Not all plant seeds are ready to sprout as soon as you put them in the soil. Some hard-shelled seeds need a bit more coaxing and some need a temperature change to trigger the end of dormancy. Scarification, cracking the hard outer shell, and stratification, fooling seeds into thinking they've been through winter, are two easy to do techniques that will save you a lot of frustration when starting seeds. Here's how they work.
Stratification is a means of simulating the chilling and warming that seeds would endure if left outdoors in their native climate, for the winter.
Some seeds will stay dormant until triggered by a certain amount of time in cold temperature or warm, damp conditions. This will occur naturally if the seeds are left outdoors or in a cold frame throughout the winter. Gardeners can break the dormancy of these seeds by mimicking the required conditions indoors.
To stratify seeds, store the seeds in some moistened peat, sand, or paper towels in a closed container or sealed plastic bag. For cold stratification, place the container in the refrigerator. For warm stratification, store it somewhere where the temperature remains between 68 F to 85 F.
The length of time needed to stratify depends on the type of seed. Be sure to check every once in a while to make sure there is still some moisture in the container.

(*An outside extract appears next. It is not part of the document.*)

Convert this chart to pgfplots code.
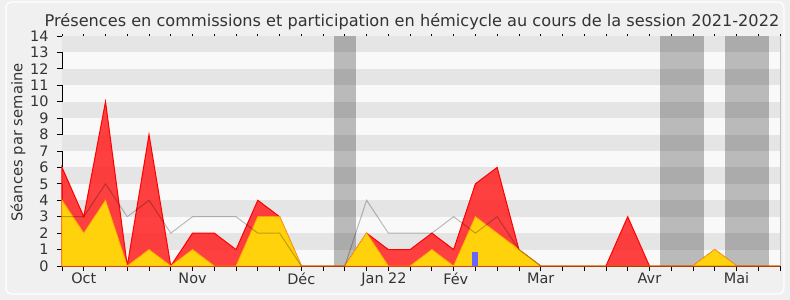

Seeds that benefit from being stratified tend to be perennials. It is a means for them to survive the winter and germinate when conditions are more favorable. This includes a lot of trees and shrubs along with perennial flowers such as apples, bugbane (Cimicifuga), butterfly weed (Asclepias), cranesbill geranium, daylilies (Hemerocallis), Delphinium, False Indigo (Baptisia), False sunflower (Heliopsis), Fuchsia, Lady's Mantle (Alchemilla mollis), Monkshood (Aconitum), perennial sunflower (Helianthus), poppies, and turtlehead (Chelone).
Some seeds, like Baptisia, may need both stratification and scarification. They need to have their outer shell opened before water can penetrate.
Scarification means scratching or cracking the hard outer coat of a seed to help it germinate.
Some seeds, like morning glories and lotus, have outer shells that are extremely hard and don’t allow water through. This is one way a seed stays dormant in the fall and winter until growing conditions improve.
Animals can also scarify seed by eating the hard seeds and digesting them. This is how strawberries can make their way around your yard.
Gardeners can scarify seed by gently rubbing the seed with something coarse, like sandpaper or a file, or by making nicks in the shell with a knife. You have to be careful when doing this. You only want to crack the shell, not damage the seed inside or your fingers. Work gently. Some seed coatings are so hard to crack, many gardeners can’t scarify them without crumbling the whole seed.
Another way hard seeds can be cracked open is by leaving them outdoors throughout a cold winter. The constant freezing and thawing will be enough to get them to eventually crack. This process is generally referred to as stratification or cold stratification. Some seeds are not hardy enough for cold winter temperatures, but many perennial plants are started this way.
Large, thick seeds are the most likely candidates for scarifying. Seeds such as morning glory, moonflower, nasturtiums, and purple hyacinth bean. Although edible beans are large seeds, they will not need scarification.